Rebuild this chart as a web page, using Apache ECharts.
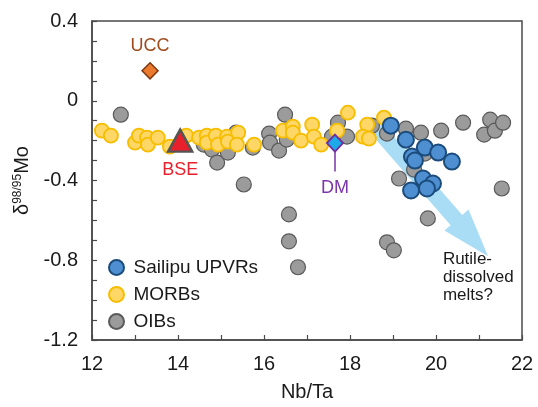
<!DOCTYPE html>
<html>
<head>
<meta charset="utf-8">
<script src="https://cdn.jsdelivr.net/npm/echarts@6/dist/echarts.min.js"></script>
<style>
  html, body { margin: 0; padding: 0; background: #ffffff; }
  #chart { width: 538px; height: 407px; }
</style>
</head>
<body>
<div id="chart"></div>
<script>
// Nb/Ta versus δ98/95Mo for each sample group: [Nb/Ta, δ98/95Mo]
const sailipu = [
  [18.95, -0.125], [19.30, -0.195], [19.74, -0.235], [20.05, -0.26],
  [19.44, -0.28], [19.51, -0.30], [20.37, -0.305], [19.70, -0.39],
  [19.93, -0.415], [19.42, -0.45], [19.79, -0.44]
];

const morb = [
  [12.23, -0.15], [12.44, -0.175], [13.00, -0.21], [13.09, -0.175],
  [13.28, -0.185], [13.30, -0.22], [13.53, -0.185], [13.81, -0.23],
  [14.19, -0.175], [14.49, -0.185], [14.67, -0.175], [14.67, -0.21],
  [14.88, -0.175], [14.93, -0.22], [15.14, -0.18], [15.16, -0.205],
  [15.40, -0.16], [15.37, -0.22], [15.77, -0.22], [16.44, -0.15],
  [16.67, -0.13], [16.67, -0.16], [16.86, -0.20], [17.12, -0.12],
  [17.16, -0.18], [17.33, -0.22], [17.70, -0.15], [17.95, -0.06],
  [18.40, -0.12], [18.30, -0.18], [18.44, -0.19], [18.79, -0.085]
];

const oib = [
  [12.67, -0.07], [14.60, -0.22], [14.79, -0.245], [14.91, -0.31],
  [15.16, -0.26], [15.35, -0.16], [15.53, -0.42], [15.74, -0.235],
  [16.12, -0.165], [16.14, -0.21], [16.35, -0.25], [16.49, -0.07],
  [16.53, -0.195], [16.58, -0.57], [16.58, -0.705], [16.79, -0.835],
  [17.58, -0.18], [17.72, -0.11], [17.93, -0.18], [18.51, -0.125],
  [18.86, -0.165], [18.86, -0.71], [19.02, -0.75], [19.14, -0.39],
  [19.30, -0.14], [19.49, -0.345], [19.65, -0.16], [19.74, -0.265],
  [19.81, -0.59], [20.12, -0.15], [20.63, -0.11], [21.12, -0.17],
  [21.26, -0.095], [21.37, -0.15], [21.56, -0.11], [21.53, -0.44]
];

// Reservoir reference values
const ucc = [13.35, 0.15];
const bse = [14.05, -0.20];
const dm = [17.65, -0.2125];

// Trend arrow (start, tip) and its caption anchor, in data units
const arrowStart = [18.62, -0.14];
const arrowTip = [21.21, -0.78];
const captionAnchor = [20.16, -0.748];
const captionText = 'Rutile-\ndissolved\nmelts?';

const FONT = '"Liberation Sans", Arial, sans-serif';
const AXIS_COLOR = '#4a4a4a';

const chart = echarts.init(document.getElementById('chart'), null, { renderer: 'canvas' });

const option = {
  animation: false,
  backgroundColor: '#ffffff',
  textStyle: { fontFamily: FONT },
  grid: {
    left: 92, right: 16, top: 21, bottom: 66,
    show: true, borderColor: AXIS_COLOR, borderWidth: 1.5,
    backgroundColor: 'transparent'
  },
  xAxis: {
    type: 'value', min: 12, max: 22, interval: 1,
    name: 'Nb/Ta', nameLocation: 'middle', nameGap: 42,
    nameTextStyle: { fontSize: 20, color: '#1a1a1a', fontFamily: FONT },
    axisLine: { show: true, onZero: false, lineStyle: { color: AXIS_COLOR, width: 1.5 } },
    axisTick: { show: true, inside: true, length: 5, lineStyle: { color: AXIS_COLOR, width: 1.2 } },
    axisLabel: {
      fontSize: 20, color: '#1a1a1a', margin: 14, fontFamily: FONT,
      formatter: v => (Math.round(v) % 2 === 0 ? String(Math.round(v)) : '')
    },
    splitLine: { show: false }
  },
  yAxis: {
    type: 'value', min: -1.2, max: 0.4, interval: 0.1,
    name: '{d|δ}{s|98/95}{m|Mo}',
    nameLocation: 'middle', nameGap: 56, nameRotate: 90,
    nameTextStyle: {
      color: '#1a1a1a', fontFamily: FONT,
      rich: {
        d: { fontSize: 20, fontFamily: FONT, color: '#1a1a1a' },
        s: { fontSize: 12, fontFamily: FONT, color: '#1a1a1a', padding: [0, 0, 9, 0] },
        m: { fontSize: 20, fontFamily: FONT, color: '#1a1a1a' }
      }
    },
    axisLine: { show: true, onZero: false, lineStyle: { color: AXIS_COLOR, width: 1.5 } },
    axisTick: { show: true, inside: true, length: 5, lineStyle: { color: AXIS_COLOR, width: 1.2 } },
    axisLabel: {
      fontSize: 20, color: '#1a1a1a', margin: 14, fontFamily: FONT,
      formatter: v => {
        const t = Math.round(v * 10);
        if (t % 4 !== 0) return '';
        return t === 0 ? '0' : (t / 10).toFixed(1);
      }
    },
    splitLine: { show: false }
  },
  legend: {
    data: ['Sailipu UPVRs', 'MORBs', 'OIBs'],
    orient: 'vertical', left: 108, top: 258, padding: 0,
    itemWidth: 24, itemHeight: 15, itemGap: 8,
    icon: 'circle',
    textStyle: { fontSize: 19, color: '#1a1a1a', fontFamily: FONT, padding: [0, 0, 0, 0] }
  },
  series: [
    {
      name: 'OIBs', type: 'scatter', data: oib, symbol: 'circle', symbolSize: 15, z: 2,
      itemStyle: { color: '#9b9b9b', borderColor: '#5a5a5a', borderWidth: 1.2, opacity: 1 }
    },
    {
      name: 'MORBs', type: 'scatter', data: morb, symbol: 'circle', symbolSize: 14, z: 3,
      itemStyle: { color: '#ffd766', borderColor: '#f7bd00', borderWidth: 1.8, opacity: 1 }
    },
    {
      name: 'Sailipu UPVRs', type: 'scatter', data: sailipu, symbol: 'circle', symbolSize: 16, z: 4,
      itemStyle: { color: '#4e8fd1', borderColor: '#1b4c7c', borderWidth: 2, opacity: 1 }
    },
    {
      name: 'UCC', type: 'scatter', data: [ucc], symbol: 'diamond', symbolSize: [16, 16], z: 5,
      itemStyle: { color: '#ea7a2e', borderColor: '#7e3812', borderWidth: 1.5, opacity: 1 },
      label: { show: true, position: 'top', distance: 7, formatter: 'UCC',
        fontSize: 18, color: '#9e4a1c', fontFamily: FONT }
    },
    {
      name: 'BSE', type: 'scatter', data: [bse], symbol: 'triangle', symbolSize: [24, 22], z: 5,
      itemStyle: { color: '#e8202c', borderColor: '#555555', borderWidth: 2.5, opacity: 1 },
      label: { show: true, position: 'bottom', distance: 8, formatter: 'BSE',
        fontSize: 18, color: '#e8202c', fontFamily: FONT }
    },
    {
      name: 'DM', type: 'scatter', data: [dm], symbol: 'diamond', symbolSize: [16, 17], z: 6,
      itemStyle: { color: '#1eaae8', borderColor: '#7030a0', borderWidth: 2, opacity: 1 },
      label: { show: true, position: 'bottom', distance: 26, formatter: 'DM',
        fontSize: 18, color: '#7a35a8', fontFamily: FONT },
      markLine: {
        silent: true, symbol: ['none', 'none'], animation: false,
        label: { show: false },
        lineStyle: { color: '#7a35a8', width: 1.5, type: 'solid' },
        data: [[{ coord: [dm[0], dm[1] - 0.04] }, { coord: [dm[0], -0.355] }]]
      }
    }
  ]
};

chart.setOption(option);

// Broad arrow from the Sailipu cluster toward lower δ98/95Mo, plus caption
function arrowPolygon() {
  const p0 = chart.convertToPixel({ gridIndex: 0 }, arrowStart);
  const p1 = chart.convertToPixel({ gridIndex: 0 }, arrowTip);
  const dx = p1[0] - p0[0], dy = p1[1] - p0[1];
  const len = Math.sqrt(dx * dx + dy * dy);
  const ux = dx / len, uy = dy / len;
  const nx = -uy, ny = ux;
  const headLen = 48, headHalf = 16, bandHalf = 7.7;
  const bx = p1[0] - ux * headLen, by = p1[1] - uy * headLen;
  return [
    [p0[0] + nx * bandHalf, p0[1] + ny * bandHalf],
    [bx + nx * bandHalf, by + ny * bandHalf],
    [bx + nx * headHalf, by + ny * headHalf],
    [p1[0], p1[1]],
    [bx - nx * headHalf, by - ny * headHalf],
    [bx - nx * bandHalf, by - ny * bandHalf],
    [p0[0] - nx * bandHalf, p0[1] - ny * bandHalf]
  ];
}

const cap = chart.convertToPixel({ gridIndex: 0 }, captionAnchor);

chart.setOption({
  graphic: [
    {
      type: 'polygon', z: 0, silent: true,
      shape: { points: arrowPolygon() },
      style: { fill: '#a9ddf5', stroke: 'none' }
    },
    {
      type: 'text', z: 10, silent: true,
      x: cap[0], y: cap[1],
      style: {
        text: captionText, fontSize: 17, lineHeight: 18,
        fontFamily: FONT, fill: '#1a1a1a',
        textAlign: 'left', textVerticalAlign: 'top'
      }
    }
  ]
});
</script>
</body>
</html>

------------------------------------------------------------

§ **Given request**: Exactly reproduce the run of lines from the start of the listing through the line with "const dm = [17.65, -0.2125];", inclusive; pictures are not copied.

§ **Task answer**:
Rebuild this chart as a web page, using Apache ECharts.
<!DOCTYPE html>
<html>
<head>
<meta charset="utf-8">
<script src="https://cdn.jsdelivr.net/npm/echarts@6/dist/echarts.min.js"></script>
<style>
  html, body { margin: 0; padding: 0; background: #ffffff; }
  #chart { width: 538px; height: 407px; }
</style>
</head>
<body>
<div id="chart"></div>
<script>
// Nb/Ta versus δ98/95Mo for each sample group: [Nb/Ta, δ98/95Mo]
const sailipu = [
  [18.95, -0.125], [19.30, -0.195], [19.74, -0.235], [20.05, -0.26],
  [19.44, -0.28], [19.51, -0.30], [20.37, -0.305], [19.70, -0.39],
  [19.93, -0.415], [19.42, -0.45], [19.79, -0.44]
];

const morb = [
  [12.23, -0.15], [12.44, -0.175], [13.00, -0.21], [13.09, -0.175],
  [13.28, -0.185], [13.30, -0.22], [13.53, -0.185], [13.81, -0.23],
  [14.19, -0.175], [14.49, -0.185], [14.67, -0.175], [14.67, -0.21],
  [14.88, -0.175], [14.93, -0.22], [15.14, -0.18], [15.16, -0.205],
  [15.40, -0.16], [15.37, -0.22], [15.77, -0.22], [16.44, -0.15],
  [16.67, -0.13], [16.67, -0.16], [16.86, -0.20], [17.12, -0.12],
  [17.16, -0.18], [17.33, -0.22], [17.70, -0.15], [17.95, -0.06],
  [18.40, -0.12], [18.30, -0.18], [18.44, -0.19], [18.79, -0.085]
];

const oib = [
  [12.67, -0.07], [14.60, -0.22], [14.79, -0.245], [14.91, -0.31],
  [15.16, -0.26], [15.35, -0.16], [15.53, -0.42], [15.74, -0.235],
  [16.12, -0.165], [16.14, -0.21], [16.35, -0.25], [16.49, -0.07],
  [16.53, -0.195], [16.58, -0.57], [16.58, -0.705], [16.79, -0.835],
  [17.58, -0.18], [17.72, -0.11], [17.93, -0.18], [18.51, -0.125],
  [18.86, -0.165], [18.86, -0.71], [19.02, -0.75], [19.14, -0.39],
  [19.30, -0.14], [19.49, -0.345], [19.65, -0.16], [19.74, -0.265],
  [19.81, -0.59], [20.12, -0.15], [20.63, -0.11], [21.12, -0.17],
  [21.26, -0.095], [21.37, -0.15], [21.56, -0.11], [21.53, -0.44]
];

// Reservoir reference values
const ucc = [13.35, 0.15];
const bse = [14.05, -0.20];
const dm = [17.65, -0.2125];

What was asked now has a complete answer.